Storage
Overview
The primary unit of long-term storage for M3DB are fileset files which store compressed streams of time series values, one per shard block time window size.
They are flushed to disk after a block time window becomes unreachable, that is the end of the time window for which that block can no longer be written to.

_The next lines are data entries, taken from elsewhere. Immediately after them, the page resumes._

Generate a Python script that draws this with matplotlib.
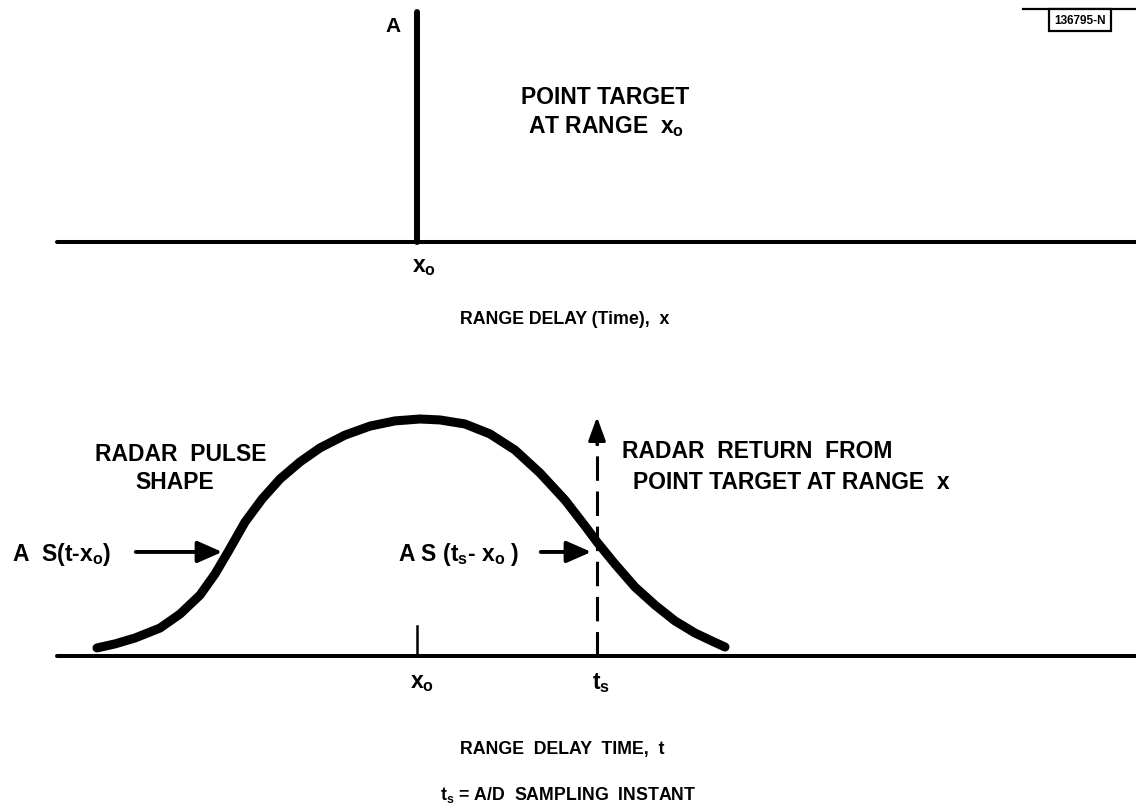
import matplotlib.pyplot as plt

# rango en unidades arbitrarias, x0 = 0
x0 = 0.0
ts = 1.8
amp_A = 1.0
eje_inicio = -3.6
eje_fin = 7.19

# forma del pulso (amplitud normalizada)
pulso_x = [-3.20, -3.02, -2.82, -2.57, -2.37, -2.17, -2.02, -1.89, -1.72, -1.55,
           -1.37, -1.17, -0.97, -0.72, -0.47, -0.22, 0.03, 0.23, 0.48, 0.73,
           0.98, 1.23, 1.48, 1.68, 1.80, 1.98, 2.18, 2.38, 2.58, 2.78,
           2.95, 3.08]
pulso_y = [0.034, 0.051, 0.076, 0.118, 0.177, 0.257, 0.346, 0.439, 0.565, 0.662,
           0.747, 0.819, 0.878, 0.932, 0.970, 0.992, 1.000, 0.996, 0.979, 0.937,
           0.869, 0.772, 0.658, 0.549, 0.481, 0.388, 0.291, 0.215, 0.148, 0.097,
           0.063, 0.038]
muestra_y = 0.439   # altura donde apuntan las flechas
tick_x0 = 0.127
flecha_ts = 1.02

plt.rcParams['font.family'] = ['Liberation Sans', 'DejaVu Sans']
plt.rcParams['font.weight'] = 'bold'
plt.rcParams['mathtext.fontset'] = 'custom'
plt.rcParams['mathtext.it'] = 'Liberation Sans:bold'
plt.rcParams['mathtext.rm'] = 'Liberation Sans:bold'

W, H = 1136, 812
fig = plt.figure(figsize=(W / 100, H / 100), dpi=100)

def fx(px):
    return px / W

def fy(py):
    return 1 - py / H

xl = (-4.17, 7.19)

# panel de arriba: blanco puntual
ax1 = fig.add_axes([0, fy(243), 1, (243 - 13) / H])
ax1.set_xlim(xl)
ax1.set_ylim(0, 1)
ax1.axis('off')
ax1.plot([eje_inicio, eje_fin], [0, 0], color='black', lw=2.9, clip_on=False, solid_capstyle='round')
ax1.plot([x0, x0], [0, amp_A], color='black', lw=4.3, clip_on=False, solid_capstyle='round')

# panel de abajo: pulso
ax2 = fig.add_axes([0, fy(657), 1, (657 - 420) / H])
ax2.set_xlim(xl)
ax2.set_ylim(0, 1)
ax2.axis('off')
ax2.plot([eje_inicio, eje_fin], [0, 0], color='black', lw=2.9, clip_on=False, solid_capstyle='round')
ax2.plot(pulso_x, pulso_y, color='black', lw=6.5, clip_on=False,
         solid_capstyle='round', solid_joinstyle='round')
ax2.plot([x0, x0], [0, tick_x0], color='black', lw=1.8, clip_on=False)
ax2.plot([ts, ts], [0, flecha_ts - 0.1], color='black', lw=2.2, linestyle=(0, (8, 3.5)), clip_on=False)
ax2.annotate('', xy=(ts, flecha_ts), xytext=(ts, flecha_ts - 0.14),
             arrowprops=dict(arrowstyle='-|>,head_length=0.6,head_width=0.22', color='black',
                             lw=2.2, mutation_scale=24),
             annotation_clip=False)
ax2.annotate('', xy=(-1.92, muestra_y), xytext=(-2.84, muestra_y),
             arrowprops=dict(arrowstyle='-|>,head_length=0.5,head_width=0.22', color='black',
                             lw=2.8, mutation_scale=30),
             annotation_clip=False)
ax2.annotate('', xy=(1.77, muestra_y), xytext=(1.21, muestra_y),
             arrowprops=dict(arrowstyle='-|>,head_length=0.5,head_width=0.22', color='black',
                             lw=2.8, mutation_scale=30),
             annotation_clip=False)

# textos
big = 16.5
small = 12.8
fig.text(fx(393), fy(27), 'A', fontsize=15, ha='center', va='center')
fig.text(fx(605), fy(97), 'POINT TARGET', fontsize=big, ha='center', va='center')
fig.text(fx(528), fy(127), 'AT RANGE  $x_o$', fontsize=big, ha='left', va='center')
fig.text(fx(424), fy(266), '$x_o$', fontsize=big, ha='center', va='center')
fig.text(fx(565), fy(320), 'RANGE DELAY (Time),  x', fontsize=small, ha='center', va='center')

fig.text(fx(181), fy(455), 'RADAR  PULSE', fontsize=big, ha='center', va='center')
fig.text(fx(175), fy(483), 'SHAPE', fontsize=big, ha='center', va='center')
fig.text(fx(12), fy(555), 'A  S(t-$x_o$)', fontsize=big, ha='left', va='center')
fig.text(fx(398), fy(555), 'A S (t$_s$- $x_o$ )', fontsize=big, ha='left', va='center')
fig.text(fx(622), fy(452), 'RADAR  RETURN  FROM', fontsize=big, ha='left', va='center')
fig.text(fx(633), fy(483), 'POINT TARGET AT RANGE  x', fontsize=big, ha='left', va='center')
fig.text(fx(422), fy(683), '$x_o$', fontsize=big, ha='center', va='center')
fig.text(fx(601), fy(683), 't$_s$', fontsize=big, ha='center', va='center')
fig.text(fx(562), fy(750), 'RANGE  DELAY  TIME,  t', fontsize=small, ha='center', va='center')
fig.text(fx(568), fy(795), 't$_s$ = A/D  SAMPLING  INSTANT', fontsize=small, ha='center', va='center')

# etiqueta de la esquina
fig.text(fx(1080), fy(21), '136795-N', fontsize=8.5, ha='center', va='center',
         bbox=dict(boxstyle='square,pad=0.45', facecolor='white', edgecolor='black', lw=1.6))
fig.add_artist(plt.Line2D([fx(1023), fx(1136)], [fy(10), fy(10)], color='black', lw=1.6))

fig.savefig('out.png', dpi=100, facecolor='white')
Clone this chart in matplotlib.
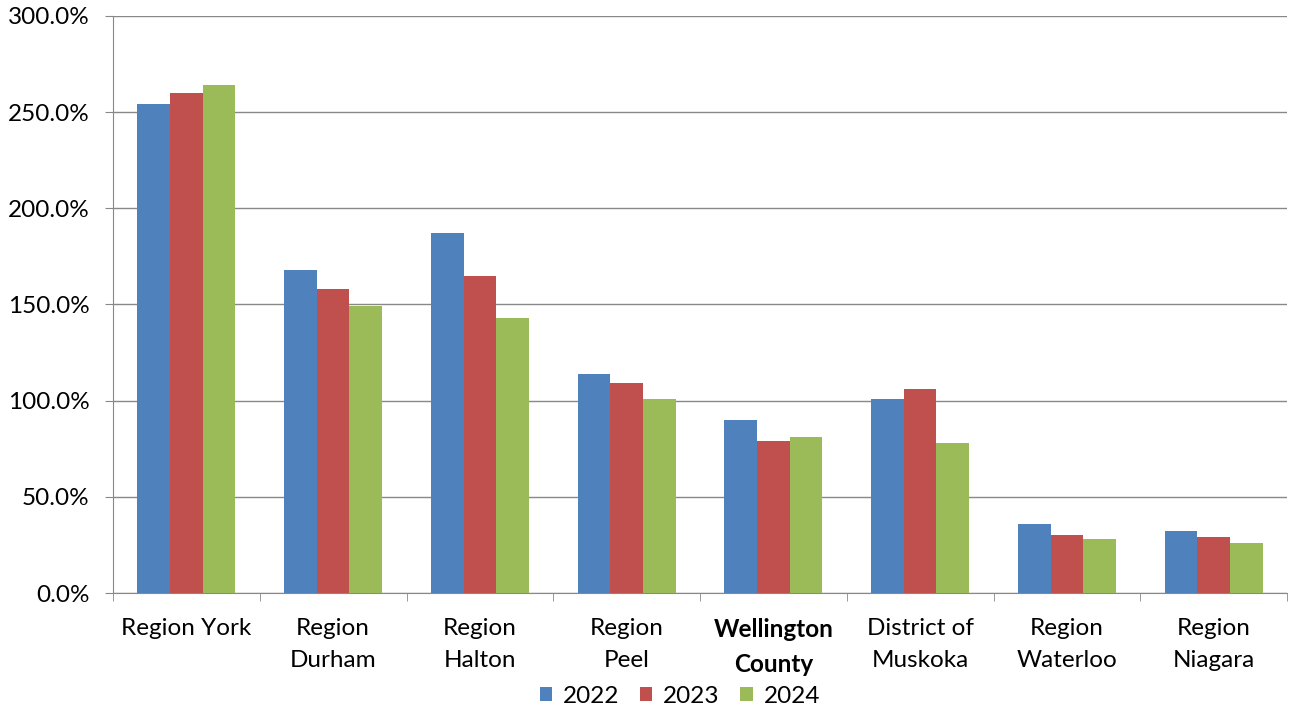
import matplotlib.pyplot as plt
import numpy as np
from matplotlib.ticker import FuncFormatter, FixedLocator

plt.rcParams['font.family'] = ['Lato', 'DejaVu Sans']

# Data
regions = ['Region York', 'Region\nDurham', 'Region\nHalton', 'Region\nPeel',
           'Wellington\nCounty', 'District of\nMuskoka', 'Region\nWaterloo', 'Region\nNiagara']
years = ['2022', '2023', '2024']
vals_2022 = [254, 168, 187, 114, 90, 101, 36, 32]
vals_2023 = [260, 158, 165, 109, 79, 106, 30, 29]
vals_2024 = [264, 149, 143, 101, 81, 78, 28, 26]
colors = ['#4F81BD', '#C0504D', '#9BBB59']

fig = plt.figure(figsize=(12.93, 7.13), dpi=100)
ax = fig.add_axes([113 / 1293, 1 - 593 / 713, 1174 / 1293, 577 / 713])

x = np.arange(len(regions))
w = 0.223
for i, (vals, yr) in enumerate(zip([vals_2022, vals_2023, vals_2024], years)):
    ax.bar(x + (i - 1) * w, vals, w, color=colors[i], label=yr, zorder=3)

ax.set_xlim(-0.5, len(regions) - 0.5)
ax.set_ylim(0, 300)
ax.set_yticks(np.arange(0, 301, 50))
ax.yaxis.set_major_formatter(FuncFormatter(lambda v, p: f'{v:.1f}%'))
ax.grid(axis='y', color='#888888', linewidth=1, zorder=0)

fs = 17.5
ax.set_xticks(x)
ax.set_xticklabels(regions, fontsize=fs, linespacing=1.65)
for lbl in ax.get_xticklabels():
    if lbl.get_text().startswith('Wellington'):
        lbl.set_fontweight('bold')
ax.tick_params(axis='x', which='major', length=0, pad=18)
ax.xaxis.set_minor_locator(FixedLocator(np.arange(-0.5, len(regions), 1)))
ax.tick_params(axis='x', which='minor', length=6, color='#888888')
ax.tick_params(axis='y', labelsize=fs, length=6, color='#888888', pad=11)

for s in ['top', 'right']:
    ax.spines[s].set_visible(False)
ax.spines['left'].set_color('#888888')
ax.spines['bottom'].set_color('#888888')

ax.legend(loc='center', bbox_to_anchor=(0.483, -0.179), ncol=3, frameon=False,
          fontsize=fs, handlelength=0.5, handleheight=0.5, handletextpad=0.45,
          columnspacing=0.85)

fig.savefig('out.png', dpi=100)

If a process is killed before it has a chance to flush the data for the current time window to disk it must be restored from the commit log (or a peer that is responsible for the same shard if replication factor is larger than 1.)
FileSets
A fileset has the following files:
- Info file: Stores the block time window start and size and other important metadata about the fileset volume.
- Summaries file: Stores a subset of the index file for purposes of keeping the contents in memory and jumping to section of the index file that within a few pages of linear scanning can find the series that is being looked up.
- Index file: Stores the series metadata, including tags if indexing is enabled, and location of compressed stream in the data file for retrieval.
- Data file: Stores the series compressed data streams.
- Bloom filter file: Stores a bloom filter bitset of all series contained in this fileset for quick knowledge of whether to attempt retrieving a series for this fileset volume.
- Digests file: Stores the digest checksums of the info file, summaries file, index file, data file and bloom filter file in the fileset volume for integrity verification.
- Checkpoint file: Stores a digest of the digests file and written at the succesful completion of a fileset volume being persisted, allows for quickly checking if a volume was completed.
┌───────────────────────┐
┌─────────────────────┐ ┌─────────────────────┐ │ Index File │
│ Info File │ │ Summaries File │ │ (sorted by ID) │
├─────────────────────┤ │ (sorted by ID) │ ├───────────────────────┤
│- Block Start │ ├─────────────────────┤ ┌─>│- Idx │
│- Block Size │ │- Idx │ │ │- ID │
│- Entries (Num) │ │- ID │ │ │- Size │
│- Major Version │ │- Index Entry Offset ├──┘ │- Checksum │
│- Summaries (Num) │ └─────────────────────┘ │- Data Entry Offset ├──┐
│- BloomFilter (K/M) │ │- Encoded Tags │ │
│- Snapshot Time │ │- Index Entry Checksum │ │
│- Type (Flush/Snap) │ └───────────────────────┘ │
│- Snapshot ID │ │
│- Volume Index │ │
│- Minor Version │ │
└─────────────────────┘ │
│
┌─────────────────────┐ ┌─────────────────────────────┘
┌─────────────────────┐ │ Bloom Filter File │ │
│ Digests File │ ├─────────────────────┤ │ ┌─────────────────────┐
├─────────────────────┤ │- Bitset │ │ │ Data File │
│- Info file digest │ └─────────────────────┘ │ ├─────────────────────┤
│- Summaries digest │ │ │List of: │
│- Index digest │ └─>│ - Marker (16 bytes)│
│- Data digest │ │ - ID │
│- Bloom filter digest│ │ - Data (size bytes)│
└─────────────────────┘ └─────────────────────┘
┌─────────────────────┐
│ Checkpoint File │
├─────────────────────┤
│- Digests digest │
└─────────────────────┘
In the diagram above you can see that the data file stores compressed blocks for a given shard / block start combination. The index file (which is sorted by ID and thus can be binary searched or scanned) can be used to find the offset of a specific ID.
FileSet files will be kept for every shard / block start combination that is within the retention period. Once the files fall out of the period defined in the configurable namespace retention period they will be deleted.